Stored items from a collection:
━━━

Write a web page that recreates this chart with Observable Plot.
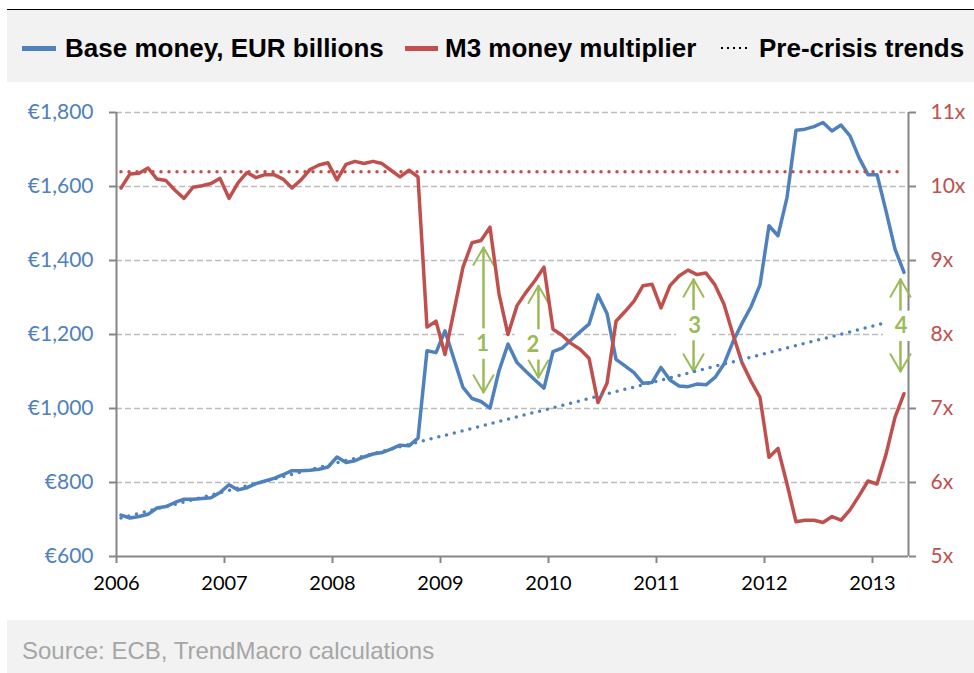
<!DOCTYPE html>
<html><head><meta charset="utf-8">
<script src="https://cdn.jsdelivr.net/npm/d3@7"></script>
<script src="https://cdn.jsdelivr.net/npm/@observablehq/plot@0.6"></script>
<style>
html,body{margin:0;padding:0;background:#fff;}
#page{width:974px;height:673px;overflow:hidden;position:relative;}
#topgap{height:9px;}
#legend{position:relative;margin-left:7px;width:967px;height:73px;background:#f2f2f2;border-top:1.5px solid #000;box-sizing:border-box;font-family:"Liberation Sans",Arial,sans-serif;font-weight:bold;font-size:26px;color:#000;}
#legend .sw{position:absolute;top:36px;height:5px;}
#legend .lt{position:absolute;top:23px;white-space:nowrap;line-height:30px;}
#legend svg.dots{position:absolute;top:35px;}
#chart svg{display:block;}
#source{margin-left:7px;width:967px;height:53px;background:#f2f2f2;font-family:"Liberation Sans",Arial,sans-serif;font-size:24px;color:#a6a6a6;box-sizing:border-box;padding:17px 0 0 15px;line-height:28px;}
</style>
</head><body>
<div id="page">
  <div id="topgap"></div>
  <div id="legend"></div>
  <div id="chart"></div>
  <div id="source">Source: ECB, TrendMacro calculations</div>
</div>
<script>
// ---- data ----
const startYear = 2006;           // first month: Jan 2006
const monthCount = 88;            // Jan 2006 .. Apr 2013
const baseMoney = [
  712, 704, 708, 714, 731, 735, 746, 755, 755, 757, 759, 773,
  794, 780, 786, 797, 804, 811, 821, 832, 832, 833, 836, 842,
  869, 854, 859, 869, 877, 881, 890, 901, 899, 920, 1156, 1151,
  1210, 1133, 1057, 1027, 1019, 1001, 1102, 1174, 1124, 1100, 1077, 1055,
  1154, 1163, 1185, 1207, 1228, 1307, 1257, 1133, 1115, 1097, 1068, 1070,
  1111, 1077, 1061, 1059, 1066, 1064, 1084, 1120, 1181, 1230, 1275, 1334,
  1494, 1467, 1570, 1752, 1755, 1762, 1773, 1750, 1766, 1737, 1678, 1632,
  1632, 1534, 1431, 1368
];
const m3Multiplier = [
  9.98, 10.17, 10.18, 10.25, 10.10, 10.08, 9.95, 9.84, 9.99, 10.01, 10.04, 10.11,
  9.84, 10.05, 10.19, 10.12, 10.16, 10.16, 10.10, 9.98, 10.09, 10.23, 10.29, 10.32,
  10.09, 10.30, 10.34, 10.31, 10.34, 10.31, 10.22, 10.13, 10.22, 10.13, 8.10, 8.18,
  7.73, 8.32, 8.91, 9.24, 9.27, 9.45, 8.55, 8.00, 8.39, 8.57, 8.73, 8.91,
  8.07, 7.99, 7.88, 7.80, 7.68, 7.08, 7.34, 8.18, 8.31, 8.45, 8.66, 8.68,
  8.36, 8.66, 8.79, 8.87, 8.81, 8.83, 8.67, 8.41, 8.00, 7.62, 7.37, 7.15,
  6.34, 6.46, 5.98, 5.47, 5.49, 5.49, 5.46, 5.54, 5.49, 5.63, 5.82, 6.02,
  5.98, 6.38, 6.88, 7.20
];
// pre-crisis trends (end points, month index)
const baseTrendMonths = [0, 85];
const baseTrendValues = [704, 1232];
const multTrendMonths = [0, 87];
const multTrendValues = [10.2, 10.2];
// axes
const yearTicks = [2006, 2007, 2008, 2009, 2010, 2011, 2012, 2013];
const leftTicks = [600, 800, 1000, 1200, 1400, 1600, 1800];
const rightTicks = [5, 6, 7, 8, 9, 10, 11];
// annotations (x in decimal years, y in left-axis units)
const annLabels = ["1", "2", "3", "4"];
const annX = [2009.398, 2009.907, 2011.343, 2013.259];
const annLabelX = [2009.389, 2009.855, 2011.352, 2013.266];
const annTop = [1435, 1332, 1349, 1349];
const annBottom = [1043, 1084, 1100, 1100];
const annLabelY = [1174, 1172, 1224, 1222];

// ---- helpers ----
const blue = "#4F81BD", red = "#C0504D", green = "#9BBB59", axisGray = "#868686";
const monthX = i => startYear + (i + 0.5) / 12;
const xMax = startYear + monthCount / 12;
const rToL = r => 600 + (r - 5) * 200;   // right axis (multiplier) -> left axis units
const lToR = v => (v - 600) / 200 + 5;

const baseData = baseMoney.map((v, i) => ({x: monthX(i), y: v}));
const multData = m3Multiplier.map((v, i) => ({x: monthX(i), y: rToL(v)}));
const baseTrend = baseTrendMonths.map((m, i) => ({x: monthX(m), y: baseTrendValues[i]}));
const multTrend = multTrendMonths.map((m, i) => ({x: monthX(m), y: rToL(multTrendValues[i])}));
const ann = annLabels.map((t, i) => ({t, x: annX[i], lx: annLabelX[i], top: annTop[i], bot: annBottom[i], ly: annLabelY[i]}));

// ---- legend ----
const legend = document.getElementById("legend");
legend.innerHTML = `
  <span class="sw" style="left:15px;width:34px;background:${blue}"></span>
  <span class="lt" style="left:58px">Base money, EUR billions</span>
  <span class="sw" style="left:398px;width:33px;background:${red}"></span>
  <span class="lt" style="left:438px">M3 money multiplier</span>
  <svg class="dots" style="left:712px" width="30" height="6"><line x1="2" y1="3" x2="28" y2="3" stroke="#000" stroke-width="2" stroke-dasharray="2 4"/></svg>
  <span class="lt" style="left:752px">Pre-crisis trends</span>`;

// ---- chart ----
const fmtEuro = d => "€" + d3.format(",")(d);
const chart = Plot.plot({
  width: 974,
  height: 538,
  marginLeft: 116,
  marginRight: 66,
  marginTop: 30,
  marginBottom: 64,
  x: {domain: [startYear, xMax]},
  y: {domain: [600, 1800]},
  style: {fontFamily: "Lato, 'Open Sans', sans-serif", background: "white", overflow: "visible"},
  marks: [
    Plot.ruleY(leftTicks.filter(d => d > 600), {stroke: "#BCBCBC", strokeWidth: 1.5, strokeDasharray: "6,3"}),
    Plot.ruleY([600], {stroke: axisGray, strokeWidth: 2}),
    Plot.ruleX([startYear, xMax], {stroke: axisGray, strokeWidth: 2}),
    Plot.axisY({ticks: leftTicks, anchor: "left", tickSize: 7, tickPadding: 16, stroke: axisGray, strokeWidth: 2,
      fill: blue, fontSize: 21, tickFormat: fmtEuro, label: null}),
    Plot.axisY({ticks: rightTicks.map(rToL), anchor: "right", tickSize: 7, tickPadding: 15, stroke: axisGray, strokeWidth: 2,
      fill: red, fontSize: 21, tickFormat: d => Math.round(lToR(d)) + "x", label: null}),
    Plot.axisX({ticks: yearTicks, anchor: "bottom", tickSize: 7, tickPadding: 12, stroke: axisGray, strokeWidth: 2,
      fill: "#000", fontSize: 20, tickFormat: d => String(d), label: null}),
    // annotation arrows
    Plot.arrow(ann, {x1: "x", x2: "x", y1: "bot", y2: "top", stroke: green, strokeWidth: 2, headLength: 15, headAngle: 60}),
    Plot.arrow(ann, {x1: "x", x2: "x", y1: "top", y2: "bot", stroke: green, strokeWidth: 2, headLength: 15, headAngle: 60}),
    Plot.rect(ann, {x1: d => d.lx - 0.165, x2: d => d.lx + 0.165, y1: d => d.ly - 41, y2: d => d.ly + 41, fill: "white"}),
    Plot.text(ann, {x: "lx", y: "ly", text: "t", fill: green, fontWeight: "bold", fontSize: 22}),
    // series
    Plot.line(baseData, {x: "x", y: "y", stroke: blue, strokeWidth: 3.5, strokeLinejoin: "round"}),
    Plot.line(multData, {x: "x", y: "y", stroke: red, strokeWidth: 3.5, strokeLinejoin: "round"}),
    Plot.line(baseTrend, {x: "x", y: "y", stroke: blue, strokeWidth: 3.5, strokeDasharray: "0 8", strokeLinecap: "round"}),
    Plot.line(multTrend, {x: "x", y: "y", stroke: red, strokeWidth: 3.5, strokeDasharray: "0 8", strokeLinecap: "round"})
  ]
});
document.getElementById("chart").appendChild(chart);
</script>
</body></html>
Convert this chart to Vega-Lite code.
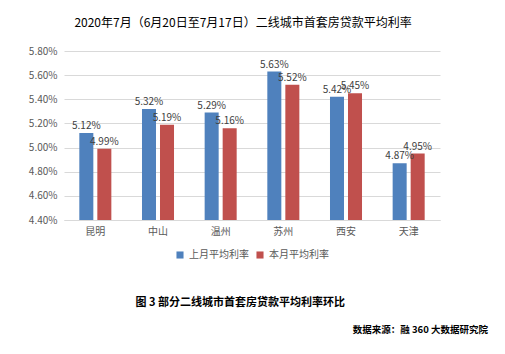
{
  "$schema": "https://vega.github.io/schema/vega-lite/v6.json",
  "padding": {"left": 28, "top": 17, "right": 5, "bottom": 5},
  "background": "white",
  "config": {
    "font": "Noto Sans CJK SC",
    "view": {"stroke": null},
    "concat": {"spacing": 0},
    "legend": {"layout": {"bottom": {"anchor": "middle"}}}
  },
  "title": {
    "text": "数据来源：融 360 大数据研究院",
    "orient": "bottom",
    "anchor": "end",
    "fontSize": 9.5,
    "fontWeight": "bold",
    "color": "#000000",
    "offset": 17,
    "dx": 48
  },
  "resolve": {"legend": {"color": "independent"}},
  "vconcat": [
    {
      "title": {
        "text": "图 3 部分二线城市首套房贷款平均利率环比",
        "orient": "bottom",
        "anchor": "middle",
        "fontSize": 11,
        "fontWeight": "bold",
        "color": "#000000",
        "offset": 37,
        "dx": 6
      },
      "resolve": {"legend": {"color": "independent"}},
      "vconcat": [
        {
          "width": 376,
          "height": 169,
          "title": {
            "text": "2020年7月（6月20日至7月17日）二线城市首套房贷款平均利率",
            "fontSize": 12,
            "fontWeight": "normal",
            "color": "#000000",
            "anchor": "middle",
            "offset": 16,
            "dx": -9
          },
          "data": {
            "values": [
              {"city": "昆明", "series": "上月平均利率", "rate": 0.0512},
              {"city": "昆明", "series": "本月平均利率", "rate": 0.0499},
              {"city": "中山", "series": "上月平均利率", "rate": 0.0532},
              {"city": "中山", "series": "本月平均利率", "rate": 0.0519},
              {"city": "温州", "series": "上月平均利率", "rate": 0.0529},
              {"city": "温州", "series": "本月平均利率", "rate": 0.0516},
              {"city": "苏州", "series": "上月平均利率", "rate": 0.0563},
              {"city": "苏州", "series": "本月平均利率", "rate": 0.0552},
              {"city": "西安", "series": "上月平均利率", "rate": 0.0542},
              {"city": "西安", "series": "本月平均利率", "rate": 0.0545},
              {"city": "天津", "series": "上月平均利率", "rate": 0.0487},
              {"city": "天津", "series": "本月平均利率", "rate": 0.0495}
            ]
          },
          "encoding": {
            "x": {
              "field": "city",
              "type": "nominal",
              "sort": null,
              "scale": {"paddingInner": 0.489, "paddingOuter": 0.2445},
              "axis": {
                "title": null,
                "labelAngle": 0,
                "labelFontSize": 10,
                "labelColor": "#595959",
                "labelPadding": 6,
                "ticks": false,
                "domainColor": "#d9d9d9",
                "grid": false
              }
            },
            "xOffset": {
              "field": "series",
              "type": "nominal",
              "scale": {"paddingInner": 0.222, "paddingOuter": 0}
            },
            "y": {
              "field": "rate",
              "type": "quantitative",
              "scale": {"domain": [0.044, 0.058], "nice": false, "zero": false},
              "axis": {
                "title": null,
                "format": ".2%",
                "values": [0.044, 0.046, 0.048, 0.05, 0.052, 0.054, 0.056, 0.058],
                "labelFontSize": 10,
                "labelColor": "#595959",
                "labelPadding": 7,
                "ticks": false,
                "domain": false,
                "gridColor": "#d9d9d9"
              }
            }
          },
          "layer": [
            {
              "mark": {"type": "bar", "clip": true},
              "encoding": {
                "color": {
                  "field": "series",
                  "type": "nominal",
                  "scale": {"domain": ["上月平均利率", "本月平均利率"], "range": ["#4f81bd", "#c0504d"]},
                  "legend": {
                    "orient": "bottom",
                    "direction": "horizontal",
                    "title": null,
                    "symbolType": "square",
                    "symbolSize": 50,
                    "symbolStrokeWidth": 0,
                    "labelFontSize": 10,
                    "labelColor": "#595959",
                    "columnPadding": 6,
                    "labelOffset": 4,
                    "offset": 14
                  }
                }
              }
            },
            {
              "mark": {"type": "text", "dy": -7, "fontSize": 10, "color": "#404040"},
              "encoding": {
                "text": {"field": "rate", "type": "quantitative", "format": ".2%"}
              }
            }
          ]
        }
      ]
    }
  ]
}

━━━

TASK REQUIREMENTS.
Report only the number of lines in the data above that contain "chart".

EXERCISE RESPONSE.
7